When entire fields and homes are flattened by elephant movement, it is the women, as primary caregivers, who deal with acute anxiety and deprivation

For years, Archana Rai would wake at night in terror every time she heard a bamboo stalk snap or the bark of a banana tree being stripped. She would be gripped by the fear that elephants were rampaging through her family’s fields in Sagunbari 2, a village in the Udalguri district of Assam. She would wake her husband and together they would climb the stilt outside their home and keep watch over their paddy fields.

Rai’s fear was not unreasonable. She still remembers the night of November 2021 when she and her husband woke up at dawn to find that half the produce on their 3 bigha paddy farm had been wrecked by elephants. The family had to then buy rice for itself, an added burden on their sparse earnings. Rai’s husband, Hemanta, is a carpenter who earns around Rs 12,000 a month by working in neighbouring cities as a migrant worker. The rice they lost had been worth Rs 10,000 that month. 

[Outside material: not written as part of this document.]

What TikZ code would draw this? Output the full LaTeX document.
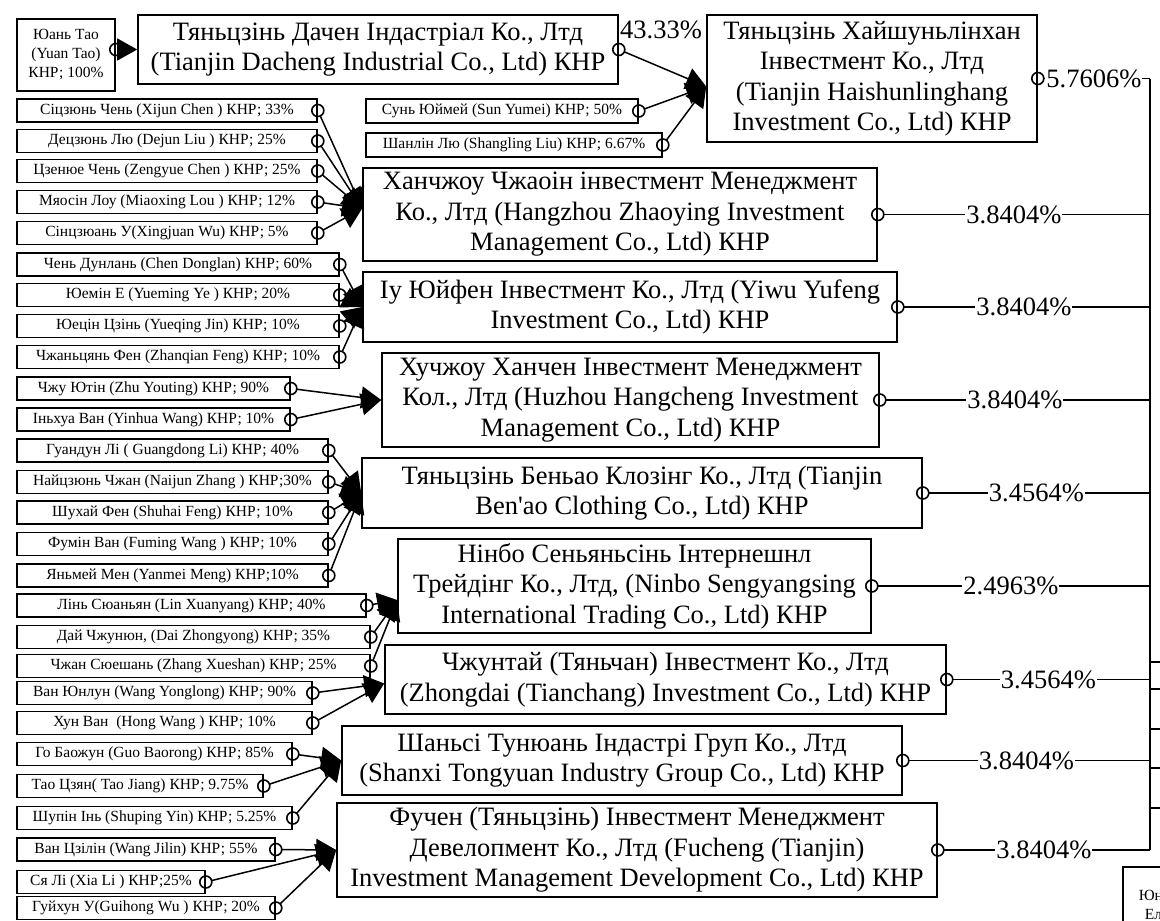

Rai’s village falls within the larger Chirang-Ripu elephant reserve which is dotted with agricultural settlements, tea estates and reserve forests. The area sees substantial elephant movement for six to seven months a year, and this happens through all the agricultural settlements and tea estates.

While there have been many studies on the human-animal conflict (here, here and here), there have been very few on its gendered impact. These impacts have gone uncompensated and unnoticed because they are psychological or social in nature – the  hidden costs of the conflict. 

Archana Rai and her husband live in constant fear of elephants going on a rampage on the family's paddy fields in Sagunbari 2, a village in the Udalguri district of Assam / Aatreyee Dhar

As is the case with many families, Rai’s husband is often away on work when the elephant rampage occurs. “Invisible or indirect impacts are less visible, yet important impacts that go beyond the usual Human Elephant Coexistence (HEC) index – the number of deaths, injuries or damage to homes and crops caused by the conflict. Since [invisible impacts] are difficult to quantify, they tend to be neglected when we try to understand the impacts of, and adaptation, to HEC. Such effects include loss of sleep, deterioration of health including mental health and increase in workload, expenditure and so on,” said Sayan Banerjee, a prominent elephant researcher based in Assam, and a PhD scholar at the National Institute of Advanced Studies, Bengaluru. 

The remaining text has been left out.